/---

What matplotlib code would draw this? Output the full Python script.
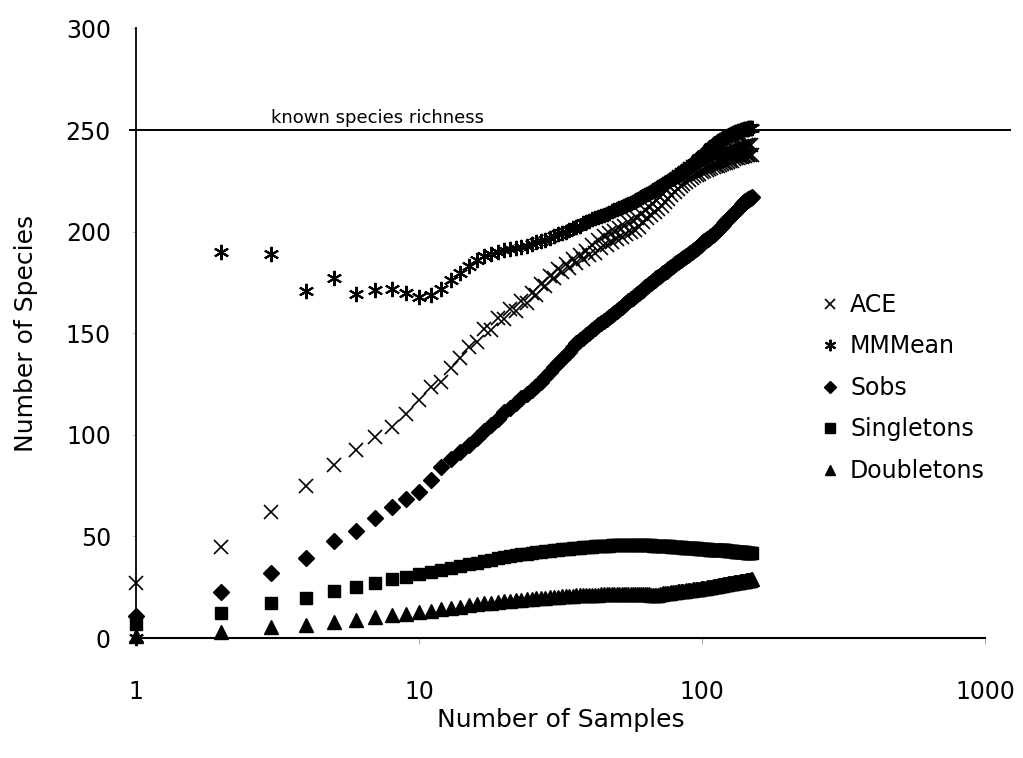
import numpy as np
import matplotlib.pyplot as plt

samples = np.arange(1, 151)

ace = [27, 45, 62, 75, 85, 92.5, 99, 104, 110, 117,
       123.5, 126, 133, 138, 143, 145.5, 152, 151.5, 157.5, 157,
       162, 161, 166, 165, 170, 169, 174, 173, 178, 177,
       181.5, 180, 184, 182, 186.5, 184.5, 188.5, 186.5, 190.5, 188.5,
       193.5, 189.5, 196, 192, 198, 193.5, 199.5, 195, 200.5, 196.5,
       202, 197.5, 203, 199, 204.5, 200, 205.5, 201, 206.5, 202.5,
       208.5, 204.5, 210.5, 206.5, 212, 208, 213.5, 209.5, 215.5, 211,
       217, 212.5, 218.5, 214.5, 220.5, 216, 222, 218, 223.5, 219.5,
       225.5, 221, 227, 222.5, 228, 223.5, 229, 224.5, 230, 225.5,
       231, 226.5, 232, 227.5, 232.5, 228, 233.5, 228.5, 234, 229.5,
       234.5, 230, 235, 230.5, 235.5, 231, 236, 231.5, 236.5, 232,
       237, 232.5, 237.5, 232.5, 238, 233, 238.5, 233.5, 238.5, 234,
       239, 234, 239.5, 234.5, 239.5, 235, 240, 235, 240.5, 235.5,
       240.5, 236, 241, 236, 241.5, 236.5, 241.5, 236.5, 242, 237,
       242, 237, 242.5, 237.5, 242.5, 237.5, 242.5, 237.5, 242.5, 237.5]

mmmean = [0, 190, 189, 171, 177, 169.5, 171.5, 172, 170, 168,
          169, 172, 176, 179.5, 183, 186, 188, 189, 190, 191,
          191.5, 192, 192.5, 193, 194, 195, 195.5, 196, 197, 198,
          199, 199.5, 200, 201, 202, 202.5, 203, 204, 204.5, 205,
          206, 206.5, 207, 207.5, 208, 208.5, 209, 210, 210.5, 211,
          211.5, 212, 212.5, 213, 213.5, 214, 214.5, 215, 215.5, 216,
          217, 217.5, 218, 218.5, 219, 219.5, 220, 220.5, 221, 222,
          222.5, 223, 223.5, 224, 224.5, 225, 225.5, 226, 226.5, 227,
          227.5, 228, 228.5, 229, 229.5, 230, 230.5, 231, 231.5, 232,
          232.5, 233, 233.5, 234, 234.5, 235, 235.5, 236, 236.5, 237,
          237.5, 238, 238.5, 239, 239.5, 240, 241, 241.5, 242, 242.5,
          243, 243, 243.5, 244, 244.5, 245, 245, 245.5, 246, 246,
          246.5, 246.5, 247, 247, 247.5, 247.5, 248, 248, 248.5, 248.5,
          249, 249, 249, 249.5, 249.5, 249.5, 250, 250, 250, 250,
          250.5, 250.5, 250.5, 250.5, 250.5, 251, 251, 251, 251, 251]

sobs = [11, 22.5, 32, 39.5, 47.5, 52.5, 59, 64.5, 68.5, 72,
        78, 84, 88, 91.5, 95, 98.5, 102, 105, 108, 111,
        113, 115.5, 118, 120, 122, 124, 126, 128.5, 131, 133.5,
        135.5, 137.5, 139.5, 141, 143, 145, 146.5, 147.5, 149, 150,
        151.5, 152.5, 154, 155, 156, 157, 158, 159, 160, 161,
        162, 163, 164, 165, 166, 167, 167.5, 168.5, 169.5, 170,
        171, 171.5, 172.5, 173, 174, 174.5, 175.5, 176, 177, 177.5,
        178, 179, 179.5, 180, 180.5, 181.5, 182, 182.5, 183, 184,
        184.5, 185, 185.5, 186, 186.5, 187, 187.5, 188, 188.5, 189,
        189.5, 190, 190.5, 191, 191.5, 192, 192.5, 193, 193.5, 194.5,
        195, 195.5, 196, 196.5, 196.5, 197, 197.5, 198, 198.5, 199,
        199.5, 200, 200.5, 201, 201.5, 202, 202.5, 203, 203.5, 204,
        204.5, 205, 205.5, 206, 206.5, 207, 207.5, 208, 208.5, 209,
        209.5, 210, 210.5, 211, 211.5, 212, 212.5, 213, 213.5, 214,
        214.5, 215, 215, 215.5, 215.5, 216, 216, 216.5, 216.5, 217]

singletons = [7, 12.5, 17, 19.5, 23, 25, 27, 29, 30, 31.5,
              32.5, 33.5, 34.5, 35.5, 36.5, 37, 38, 38.5, 39.5, 40,
              40.5, 41, 41.5, 41.5, 42, 42.5, 42.5, 43, 43, 43.5,
              43.5, 44, 44, 44, 44.5, 44.5, 44.5, 45, 45, 45,
              45, 45.5, 45.5, 45.5, 45.5, 45.5, 45.5, 46, 46, 46,
              46, 46, 46, 46, 46, 46, 46, 46, 46, 46,
              46, 46, 46, 46, 46, 46, 45.5, 45.5, 45.5, 45.5,
              45.5, 45.5, 45.5, 45.5, 45.5, 45.5, 45.5, 45, 45, 45,
              45, 45, 45, 45, 45, 44.5, 44.5, 44.5, 44.5, 44.5,
              44.5, 44.5, 44.5, 44.5, 44.5, 44.5, 44, 44, 44, 44,
              44, 44, 44, 44, 44, 43.5, 43.5, 43.5, 43.5, 43.5,
              43.5, 43.5, 43.5, 43.5, 43.5, 43.5, 43.5, 43.5, 43.5, 43.5,
              43.5, 43.5, 43, 43, 43, 43, 43, 43, 43, 43,
              42.5, 42.5, 42.5, 42.5, 42.5, 42.5, 42.5, 42.5, 42.5, 42.5,
              42.5, 42.5, 42, 42, 42, 42, 42, 42, 42, 42]

doubletons = [1, 3, 5.5, 6.5, 8, 9, 10.5, 11.5, 12, 13,
              13.5, 14.5, 15, 15.5, 16, 16.5, 17, 17, 17.5, 18,
              18, 18.5, 18.5, 19, 19, 19.5, 19.5, 19.5, 20, 20,
              20, 20.5, 20.5, 20.5, 20.5, 21, 21, 21, 21, 21,
              21, 21, 21, 21.5, 21.5, 21.5, 21.5, 21.5, 21.5, 21.5,
              21.5, 21.5, 21.5, 21.5, 21.5, 21.5, 21.5, 21.5, 21.5, 21.5,
              21.5, 21.5, 21.5, 21.5, 21.5, 21, 21, 21, 21, 21,
              21.5, 21.5, 22, 22, 22, 22, 22, 22.5, 22.5, 22.5,
              22.5, 23, 23, 23, 23, 23, 23, 23.5, 23.5, 23.5,
              23.5, 23.5, 24, 24, 24, 24, 24, 24, 24.5, 24.5,
              24.5, 24.5, 24.5, 25, 25, 25, 25, 25, 25.5, 25.5,
              25.5, 25.5, 25.5, 26, 26, 26, 26, 26, 26.5, 26.5,
              26.5, 26.5, 26.5, 27, 27, 27, 27, 27, 27, 27.5,
              27.5, 27.5, 27.5, 27.5, 27.5, 28, 28, 28, 28, 28,
              28, 28, 28.5, 28.5, 28.5, 28.5, 28.5, 28.5, 29, 29]

known_richness = 250

fig = plt.figure(figsize=(10.23, 7.58), dpi=100)
ax = fig.add_axes([0.1329, 0.1583, 0.8299, 0.8042])

# series drawn as markers only, all black
ax.plot(samples, ace, ls='none', marker='x', ms=9.5, mew=1.2, color='k', clip_on=False, label='ACE')
ax.plot(samples, mmmean, ls='none', marker=(6, 2, 0), ms=11, mew=1.5, color='k', clip_on=False, label='MMMean')
ax.plot(samples, sobs, ls='none', marker='D', ms=8, color='k', clip_on=False, label='Sobs')
ax.plot(samples, singletons, ls='none', marker='s', ms=9, color='k', clip_on=False, label='Singletons')
ax.plot(samples, doubletons, ls='none', marker='^', ms=10, color='k', clip_on=False, label='Doubletons')

ax.axhline(known_richness, xmin=-0.007, xmax=1.03, color='k', lw=1.4, clip_on=False)
ax.text(3.0, known_richness + 3.5, 'known species richness', fontsize=13, va='baseline')

ax.set_xscale('log')
ax.set_xlim(1, 1000)
ax.set_ylim(0, 300)
ax.set_xticks([1, 10, 100, 1000])
ax.set_xticklabels(['1', '10', '100', '1000'])
ax.minorticks_off()
ax.set_yticks([0, 50, 100, 150, 200, 250, 300])

for s in ['top', 'right']:
    ax.spines[s].set_visible(False)
ax.spines['left'].set_linewidth(1.3)
ax.spines['bottom'].set_linewidth(1.5)

ax.tick_params(axis='x', length=4, width=0.6, color='0.6', pad=26, labelsize=17)
ax.tick_params(axis='y', length=3, width=0.5, color='0.7', pad=15, labelsize=17)

ax.set_xlabel('Number of Samples', fontsize=18)
ax.set_ylabel('Number of Species', fontsize=18)
ax.xaxis.set_label_coords(0.5, -0.115)
ax.yaxis.set_label_coords(-0.1154, 0.5)

ax.legend(loc='upper left', bbox_to_anchor=(820.6 / 1023, 1 - 293 / 758),
          bbox_transform=fig.transFigure, frameon=False, fontsize=17,
          handlelength=0.8, handletextpad=0.45, labelspacing=0.74,
          borderpad=0, borderaxespad=0, markerscale=0.75)

fig.savefig('out.png', dpi=100)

\---

:: TASK DESCRIPTION ::
Repeat the listing above exactly from its first line to the line containing "samples = np.arange(1, 151)", both included, and omit the pictures.

:: FINISHED TASK ::
What matplotlib code would draw this? Output the full Python script.
import numpy as np
import matplotlib.pyplot as plt

samples = np.arange(1, 151)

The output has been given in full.